──────── Records for the exercise

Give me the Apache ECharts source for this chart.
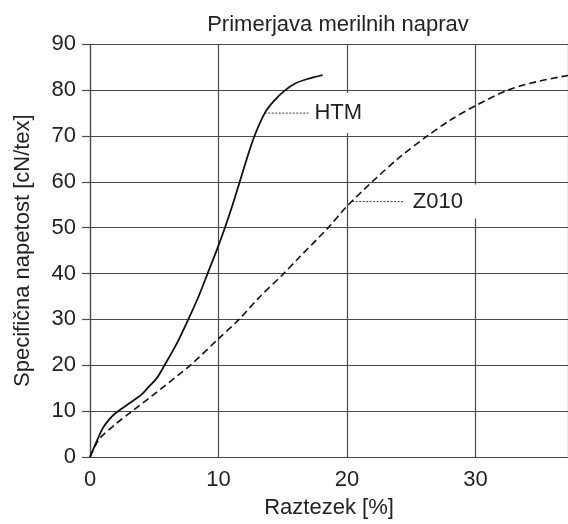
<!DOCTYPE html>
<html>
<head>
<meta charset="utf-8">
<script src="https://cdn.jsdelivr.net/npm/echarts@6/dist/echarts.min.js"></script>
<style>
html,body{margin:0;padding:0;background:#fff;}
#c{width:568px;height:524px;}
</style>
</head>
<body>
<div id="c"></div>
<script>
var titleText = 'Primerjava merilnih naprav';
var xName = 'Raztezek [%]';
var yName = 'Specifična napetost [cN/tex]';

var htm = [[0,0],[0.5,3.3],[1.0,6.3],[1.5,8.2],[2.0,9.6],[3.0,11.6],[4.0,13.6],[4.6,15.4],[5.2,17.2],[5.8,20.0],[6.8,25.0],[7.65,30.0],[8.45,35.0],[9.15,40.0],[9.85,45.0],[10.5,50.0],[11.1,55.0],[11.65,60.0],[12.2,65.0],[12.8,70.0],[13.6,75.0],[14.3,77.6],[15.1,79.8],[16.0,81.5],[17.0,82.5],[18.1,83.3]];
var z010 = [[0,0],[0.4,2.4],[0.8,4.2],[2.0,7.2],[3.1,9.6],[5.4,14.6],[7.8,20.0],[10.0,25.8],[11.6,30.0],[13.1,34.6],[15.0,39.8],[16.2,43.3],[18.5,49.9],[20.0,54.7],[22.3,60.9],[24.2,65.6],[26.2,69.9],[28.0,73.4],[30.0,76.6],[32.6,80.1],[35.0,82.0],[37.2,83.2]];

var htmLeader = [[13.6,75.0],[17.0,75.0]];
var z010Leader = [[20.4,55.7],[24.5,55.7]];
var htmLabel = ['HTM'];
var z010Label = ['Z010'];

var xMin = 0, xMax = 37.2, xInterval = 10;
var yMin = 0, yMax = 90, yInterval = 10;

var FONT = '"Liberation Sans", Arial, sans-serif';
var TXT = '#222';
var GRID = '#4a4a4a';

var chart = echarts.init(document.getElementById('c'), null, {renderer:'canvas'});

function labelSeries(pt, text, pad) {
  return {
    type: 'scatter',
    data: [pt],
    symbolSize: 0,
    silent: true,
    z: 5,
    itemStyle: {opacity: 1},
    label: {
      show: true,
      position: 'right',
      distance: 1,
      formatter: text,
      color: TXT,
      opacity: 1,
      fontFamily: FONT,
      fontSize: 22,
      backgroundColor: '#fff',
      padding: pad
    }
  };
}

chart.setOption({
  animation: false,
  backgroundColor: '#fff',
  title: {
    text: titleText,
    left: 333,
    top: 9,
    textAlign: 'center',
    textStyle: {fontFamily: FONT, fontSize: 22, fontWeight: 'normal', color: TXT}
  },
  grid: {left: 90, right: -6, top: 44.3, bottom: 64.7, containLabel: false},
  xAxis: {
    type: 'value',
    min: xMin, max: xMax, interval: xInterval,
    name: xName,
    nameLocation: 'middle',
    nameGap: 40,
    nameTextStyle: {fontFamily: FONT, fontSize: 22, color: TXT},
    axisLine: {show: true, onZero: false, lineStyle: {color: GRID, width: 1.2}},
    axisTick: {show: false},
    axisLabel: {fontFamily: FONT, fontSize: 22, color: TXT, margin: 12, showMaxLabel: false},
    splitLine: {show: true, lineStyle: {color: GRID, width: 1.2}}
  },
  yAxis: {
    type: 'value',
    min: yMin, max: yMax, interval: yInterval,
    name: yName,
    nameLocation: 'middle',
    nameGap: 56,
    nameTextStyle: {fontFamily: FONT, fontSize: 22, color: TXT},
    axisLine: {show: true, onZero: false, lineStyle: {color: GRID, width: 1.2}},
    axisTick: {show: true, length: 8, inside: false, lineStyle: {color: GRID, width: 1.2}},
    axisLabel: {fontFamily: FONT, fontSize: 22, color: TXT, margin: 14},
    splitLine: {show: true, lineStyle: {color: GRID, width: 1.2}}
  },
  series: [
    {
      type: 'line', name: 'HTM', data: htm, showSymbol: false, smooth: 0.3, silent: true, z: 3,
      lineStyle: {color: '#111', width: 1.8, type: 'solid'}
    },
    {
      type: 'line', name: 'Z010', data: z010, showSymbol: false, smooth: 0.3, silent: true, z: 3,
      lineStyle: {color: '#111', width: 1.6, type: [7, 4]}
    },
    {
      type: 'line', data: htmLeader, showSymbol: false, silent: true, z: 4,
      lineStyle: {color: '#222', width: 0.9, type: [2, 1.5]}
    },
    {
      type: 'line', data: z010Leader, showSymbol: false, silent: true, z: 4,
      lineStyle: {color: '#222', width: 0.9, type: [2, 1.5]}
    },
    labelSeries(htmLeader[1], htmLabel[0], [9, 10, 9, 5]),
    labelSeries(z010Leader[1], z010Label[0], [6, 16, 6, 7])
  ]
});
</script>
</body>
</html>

────────────────
──────── Records for the exercise

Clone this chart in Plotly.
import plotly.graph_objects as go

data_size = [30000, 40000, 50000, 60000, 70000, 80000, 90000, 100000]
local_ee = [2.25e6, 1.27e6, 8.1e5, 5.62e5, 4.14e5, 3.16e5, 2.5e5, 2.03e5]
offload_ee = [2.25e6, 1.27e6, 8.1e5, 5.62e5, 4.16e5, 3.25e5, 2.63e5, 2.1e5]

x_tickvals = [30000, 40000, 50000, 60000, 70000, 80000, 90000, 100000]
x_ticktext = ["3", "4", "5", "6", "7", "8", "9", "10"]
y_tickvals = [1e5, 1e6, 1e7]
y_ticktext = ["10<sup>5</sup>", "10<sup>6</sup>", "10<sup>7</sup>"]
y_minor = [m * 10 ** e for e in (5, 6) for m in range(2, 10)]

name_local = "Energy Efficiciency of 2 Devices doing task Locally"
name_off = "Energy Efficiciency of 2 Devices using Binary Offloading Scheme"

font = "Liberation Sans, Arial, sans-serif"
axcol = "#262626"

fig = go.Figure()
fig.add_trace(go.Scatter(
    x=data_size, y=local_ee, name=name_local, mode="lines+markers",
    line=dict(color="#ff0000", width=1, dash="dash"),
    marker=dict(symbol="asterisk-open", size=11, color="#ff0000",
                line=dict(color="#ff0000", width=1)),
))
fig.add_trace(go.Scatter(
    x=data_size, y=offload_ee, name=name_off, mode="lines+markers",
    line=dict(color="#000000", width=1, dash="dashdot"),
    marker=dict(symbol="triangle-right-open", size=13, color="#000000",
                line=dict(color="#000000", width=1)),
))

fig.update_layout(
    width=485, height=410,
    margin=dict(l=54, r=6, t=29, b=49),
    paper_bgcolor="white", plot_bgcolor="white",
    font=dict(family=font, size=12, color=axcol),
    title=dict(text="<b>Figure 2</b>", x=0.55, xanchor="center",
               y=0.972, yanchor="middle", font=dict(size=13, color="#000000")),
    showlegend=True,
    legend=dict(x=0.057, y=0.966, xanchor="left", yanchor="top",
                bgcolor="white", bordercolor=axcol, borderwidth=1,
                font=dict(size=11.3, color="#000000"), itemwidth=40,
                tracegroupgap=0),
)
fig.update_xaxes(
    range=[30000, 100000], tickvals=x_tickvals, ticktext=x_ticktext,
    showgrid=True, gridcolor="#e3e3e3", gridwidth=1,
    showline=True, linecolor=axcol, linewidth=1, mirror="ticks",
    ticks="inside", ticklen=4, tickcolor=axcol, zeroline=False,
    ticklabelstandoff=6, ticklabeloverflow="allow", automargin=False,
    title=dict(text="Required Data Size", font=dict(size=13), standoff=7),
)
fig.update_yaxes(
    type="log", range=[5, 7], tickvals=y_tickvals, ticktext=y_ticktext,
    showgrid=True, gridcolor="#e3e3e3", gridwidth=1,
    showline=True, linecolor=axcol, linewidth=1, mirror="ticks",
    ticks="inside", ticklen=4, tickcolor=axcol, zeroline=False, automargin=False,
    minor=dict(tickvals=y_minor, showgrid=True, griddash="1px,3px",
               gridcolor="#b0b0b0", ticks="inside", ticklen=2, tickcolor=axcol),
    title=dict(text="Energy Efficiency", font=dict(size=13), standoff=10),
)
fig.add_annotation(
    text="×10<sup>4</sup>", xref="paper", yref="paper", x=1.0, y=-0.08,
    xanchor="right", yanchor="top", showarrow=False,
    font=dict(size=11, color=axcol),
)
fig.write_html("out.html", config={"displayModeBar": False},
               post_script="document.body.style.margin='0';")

────────────────

▸ **Direction**: Copy exactly, and copy only, the lines from the one with "Give me the" to the one with "var yName = 'Specifična napetost [cN/tex]';", ends included. Pictures are not part of the copy.

▸ **Full answer**:
Give me the Apache ECharts source for this chart.
<!DOCTYPE html>
<html>
<head>
<meta charset="utf-8">
<script src="https://cdn.jsdelivr.net/npm/echarts@6/dist/echarts.min.js"></script>
<style>
html,body{margin:0;padding:0;background:#fff;}
#c{width:568px;height:524px;}
</style>
</head>
<body>
<div id="c"></div>
<script>
var titleText = 'Primerjava merilnih naprav';
var xName = 'Raztezek [%]';
var yName = 'Specifična napetost [cN/tex]';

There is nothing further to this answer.